1-го января 1919 года кап. Орлов с отрядом был отправлен в Евпаторию для подавления восстания, поднятого в каменоломнях. Выполнив поручение (прибегнувши к крутым мерам), отряд возвратился в Симферополь.
В конце января (см. Симферопольский Офицерский полк, стр. 7–8) в Симферополе сложилась очень тревожная обстановка: с одной стороны увеличилась деятельность подполья, с другой стороны продолжалась инертность высших штабов. Обстановка эта, конечно, сильно беспокоила офицерство. Капитаны Орлов и Гаттенбергер (командир 2-го батальона), близко стоявшие к своим подчиненным ротам, доложили о настроении подчиненных командиру полка полк. Морилову. Инициатива доклада, по моему мнению, исходила от капитана Орлова, командира 1-го батальона, ротные командиры и офицерство которого лучше понимали положение в Симферополе, будучи в большинстве уроженцами города. Результатом доклада была подача рапорта Командующему Крымско-Азовской армии ген. Боровскому полковником Мориловым.

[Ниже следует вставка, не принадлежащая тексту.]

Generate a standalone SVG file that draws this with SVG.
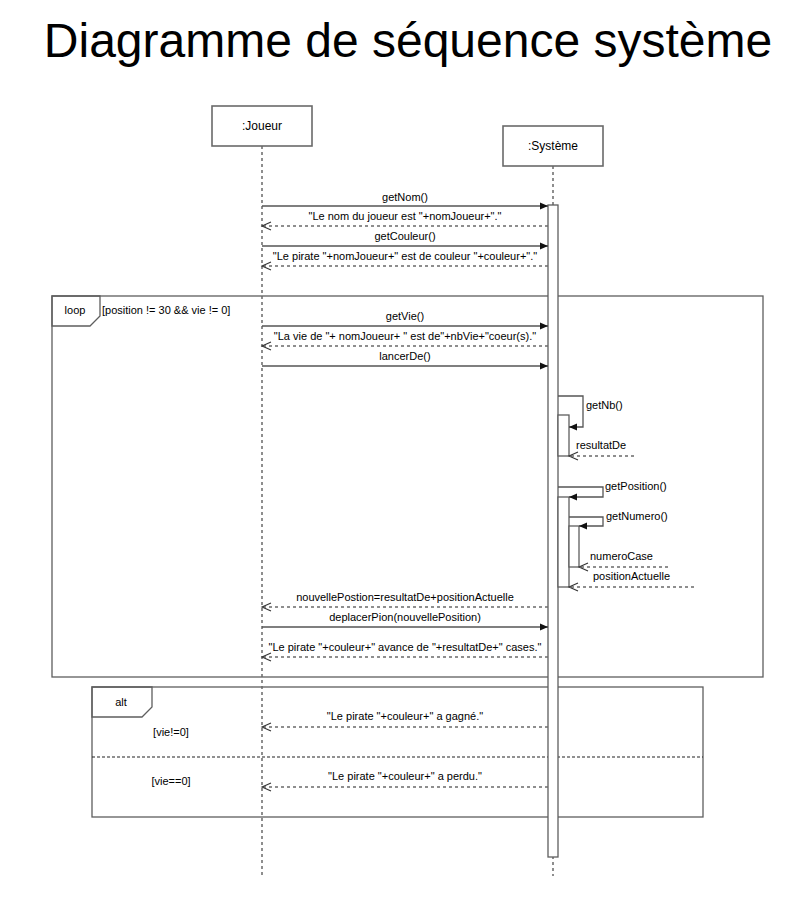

В дополнение к ранее написанному мною (см. книгу «Симферопольский Офицерский полк») считаю необходимым подробнее остановиться на истории этого рапорта. В начале февраля (не помню числа) как-то вечером я задержался в полковой канцелярии несколько дольше, чем всегда. Неожиданно в кабинет явился полк. Морилов в сопровождении кап. Орлова и Гаттенбергера. Они о чем-то возбужденно говорили: кап. Гаттенбергер сдержанно, кап. Орлов — возбужденно. Полк. Морилов просил меня покинуть на некоторое время кабинет, очевидно, для продолжения разговора. Спустя короткое время командир полка позвал меня обратно и продиктовал мне текст секретного рапорта на имя Командующего Армией. Рапорт был составлен сообща полк. Мориловым, кап. Орловым и Гаттенбергером. В присутствии полк. Морилова я напечатал рапорт на машинке (с одной копией для полк. Морилова). Полк. Морилов на другой день рано утром представил его (по команде) через Начальника 4-й пех. дивизии ген. Корвин-Круковского Командующему Армией. О содержании рапорта, как особо секретного, в полку могли знать только полк. Морилов, кап. Орлов, кап. Гаттенбергер и я, как печатавший его на машинке. Однако на другой день, возможно, когда узнал о нем ген. Боровский, а может быть и раньше, содержание рапорта, если не в подробностях, то во всяком случае в общих чертах и в тенденциозном освещении (бунт), стало известно в Симферополе. Неоффициально подозревали в распространении его содержания начальника пулеметной команды шт. кап. С. - вставал, однако, вопрос: откуда он мог знать не только об его содержании, но и вообще о его существовании, могло это исходить только из 1-го батальона, т. е. кап. Орлова — он, повидимому, познакомил с содержанием рапорта командиров рот, и это, при известной напряженности обстановки, стало достоянием многих. Полковник Морилов был более, чем поражен происшедшим; шт. кап. С. покинул полк.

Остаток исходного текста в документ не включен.